Hamas, İsrail’in bunu hoşgörü ile karşılamayacağını elbette biliyordu. Hamas liderlerinin isteği ve beklentisi, bugün yaşananların yaşanmasından başka bir şey değildi.
Daha kötüsünü beklemiş de olabilirler… Nitekim ellerindeki rehineleri bırakmaya yanaşmamaları, tünellere sığınıp halkı İsrail ordusu ile karşı karşıya bırakmaları da bunu gösteriyor zaten…
Hamas budur! Gazze’de yaşanan vahşetin tarihsel kökenleri vardır ama güncel nedeni de Hamas’ın tutumudur.
Bu gerçeği görmeden Gazze’de yaşananlara ilişkin dilekte bulunmak, insani duyguları dışa vurmak hepimizi rahatlatabilir. Böylece ezilen insanlara karşı görevimizi yapmış hissederek rahatlayabiliriz. Bu bizim kendimiz için yaptığımız ve yapacağımız bir şeydir. Gazze’de yaşayanlara yardımı olmayacaktır.
Gazze’de yaşayanlara yardımcı olmak isteyen devlet ve hükümet başkanları, Hamas’ı ellerindeki rehinelere de zarar vermeden Gazze’den nasıl çıkaracaklarını düşünmeli ve bunun için iş birliği yapmalıdırlar.

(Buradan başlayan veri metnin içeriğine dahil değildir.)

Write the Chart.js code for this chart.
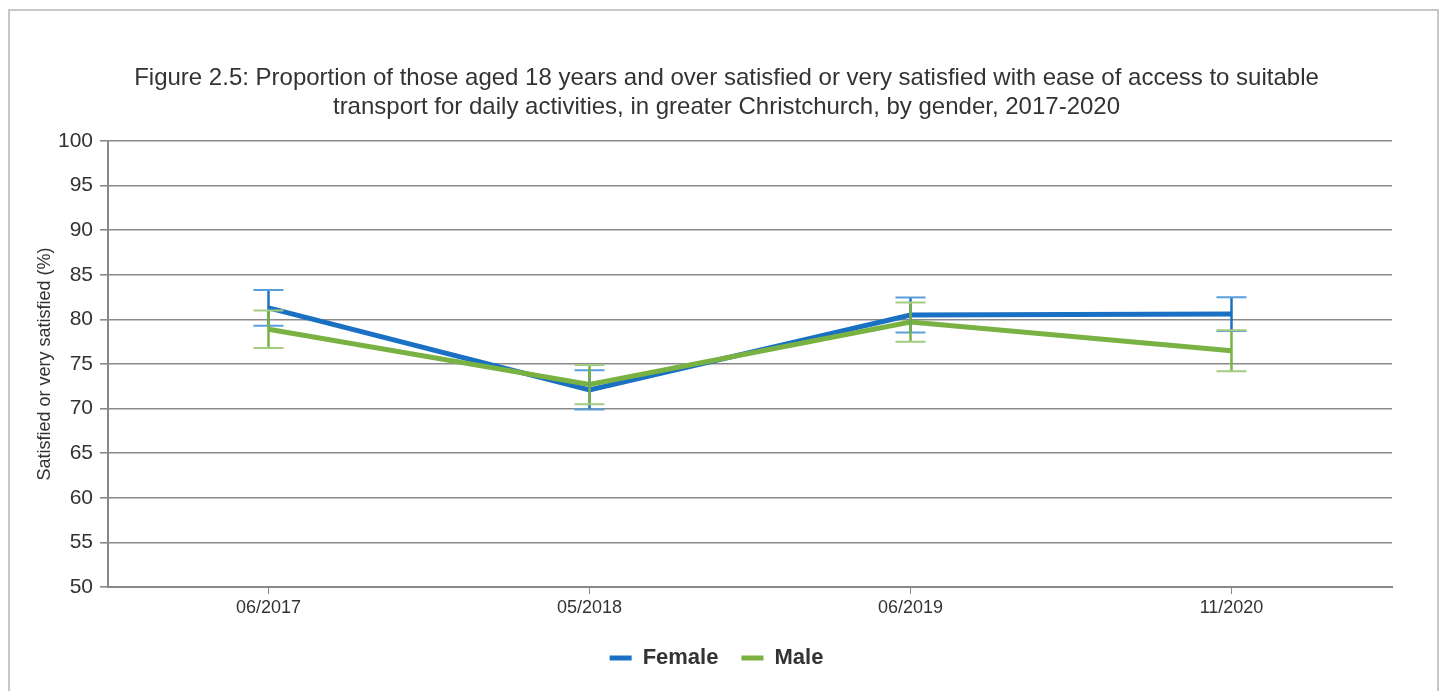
<!DOCTYPE html>
<html>
<head>
<meta charset="utf-8">
<script src="https://cdn.jsdelivr.net/npm/chart.js@4/dist/chart.umd.min.js"></script>
<style>
  html, body { margin: 0; padding: 0; background: #fff; overflow: hidden; }
  #frame { position: absolute; left: 8px; top: 9px; width: 1427px; height: 720px; border: 2px solid #c8c8c8; }
  #wrap { position: absolute; left: 0; top: 0; width: 1444px; height: 691px; }
</style>
</head>
<body>
<div id="frame"></div>
<div id="wrap"><canvas id="chart"></canvas></div>
<script>
// data
const periods = ['06/2017', '05/2018', '06/2019', '11/2020'];
const femaleValues = [81.3, 72.1, 80.5, 80.6];
const femaleErrors = [2.0, 2.2, 1.95, 1.9];
const maleValues = [78.9, 72.7, 79.7, 76.5];
const maleErrors = [2.1, 2.2, 2.2, 2.3];
const yTicks = [50, 55, 60, 65, 70, 75, 80, 85, 90, 95, 100];

const BLUE = '#1a70c2', BLUE_CAP = '#5a9fdc';
const GREEN = '#79b243', GREEN_CAP = '#a3cc80';
const FONT = '"Liberation Sans", Arial, sans-serif';

// simple error bar drawer: vertical line plus caps, using scale pixels
const errorBars = {
    id: 'errorBars',
    afterLayout(chart) {
        // legend sits a little left of centre in the original
        if (chart.legend) { chart.legend.left -= 10; chart.legend.right -= 10; }
    },
    afterDatasetsDraw(chart) {
        const ctx = chart.ctx;
        const y = chart.scales.y;
        [0, 1].forEach(di => {
            const ds = chart.data.datasets[di];
            const meta = chart.getDatasetMeta(di);
            meta.data.forEach((pt, i) => {
                const v = ds.data[i], e = ds.errors[i];
                const top = y.getPixelForValue(v + e);
                const bot = y.getPixelForValue(v - e);
                ctx.save();
                ctx.lineWidth = 2.5;
                ctx.strokeStyle = ds.borderColor;
                ctx.beginPath();
                ctx.moveTo(pt.x, top);
                ctx.lineTo(pt.x, bot);
                ctx.stroke();
                ctx.lineWidth = 2;
                ctx.strokeStyle = ds.capColor;
                ctx.beginPath();
                ctx.moveTo(pt.x - 15, top); ctx.lineTo(pt.x + 15, top);
                ctx.moveTo(pt.x - 15, bot); ctx.lineTo(pt.x + 15, bot);
                ctx.stroke();
                ctx.restore();
            });
        });
    }
};

new Chart(document.getElementById('chart'), {
    type: 'line',
    data: {
        labels: periods,
        datasets: [{
            label: 'Female',
            data: femaleValues,
            errors: femaleErrors,
            capColor: BLUE_CAP,
            borderColor: BLUE,
            backgroundColor: BLUE,
            borderWidth: 5,
            pointRadius: 0,
            tension: 0,
            order: 1
        }, {
            label: 'Male',
            data: maleValues,
            errors: maleErrors,
            capColor: GREEN_CAP,
            borderColor: GREEN,
            backgroundColor: GREEN,
            borderWidth: 5,
            pointRadius: 0,
            tension: 0,
            order: 0
        }]
    },
    options: {
        responsive: true,
        maintainAspectRatio: false,
        animation: false,
        layout: { padding: { left: 34, right: 25, top: 0, bottom: 12 } },
        scales: {
            x: {
                offset: true,
                afterFit: s => { s.height = 37; },
                grid: { display: true, offset: false, drawOnChartArea: false, color: '#888', tickLength: 7 },
                border: { color: '#888', width: 2 },
                ticks: { color: '#333', font: { family: FONT, size: 18 }, padding: 3 }
            },
            y: {
                min: 50, max: 100,
                afterBuildTicks: s => { s.ticks = yTicks.map(v => ({ value: v })); },
                afterFit: s => { s.width = 74; },
                grid: { color: '#8a8a8a', lineWidth: 1.6, tickLength: 8 },
                border: { color: '#888', width: 2 },
                ticks: { color: '#333', font: { family: FONT, size: 21 }, padding: 7 },
                title: {
                    display: true,
                    text: 'Satisfied or very satisfied (%)',
                    color: '#333',
                    font: { family: FONT, size: 18 },
                    padding: { top: 0, bottom: 4 }
                }
            },
            // empty spacer on the right so the title centres like the original
            spacer: {
                type: 'linear',
                position: 'right',
                afterFit: s => { s.width = 27; },
                grid: { display: false },
                border: { display: false },
                ticks: { display: false }
            }
        },
        plugins: {
            title: {
                display: true,
                text: ['Figure 2.5: Proportion of those aged 18 years and over satisfied or very satisfied with ease of access to suitable',
                       'transport for daily activities, in greater Christchurch, by gender, 2017-2020'],
                color: '#333',
                font: { family: FONT, size: 24, weight: 'normal', lineHeight: 1.21 },
                padding: { top: 64, bottom: 19 }
            },
            legend: {
                position: 'bottom',
                labels: {
                    usePointStyle: true,
                    pointStyle: 'line',
                    pointStyleWidth: 22,
                    color: '#333',
                    font: { family: FONT, size: 22, weight: 'bold' },
                    padding: 23,
                    sort: (a, b) => a.datasetIndex - b.datasetIndex
                }
            },
            tooltip: { enabled: false }
        }
    },
    plugins: [errorBars]
});
</script>
</body>
</html>
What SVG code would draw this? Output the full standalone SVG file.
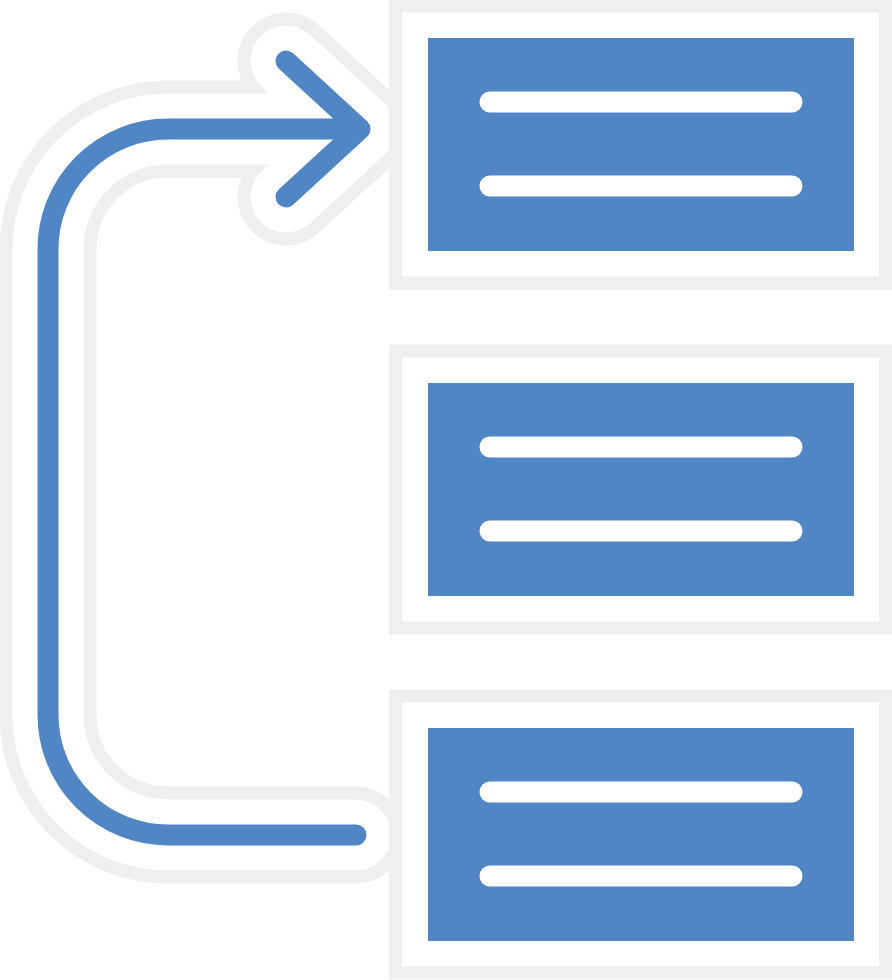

Tam tersine, Gazze’de yaşananları bahane edip bölgede rol kapmaya çalışmak, en hafif deyimi ise savaştan ganimet beklemek demektir. Kim savaşa karşıdır, kim Gazze halkına yardım etmeye çalışıyor diye anlamak istediğimde ben bunlara bakarım. Gerisi laf-ü güzaftır!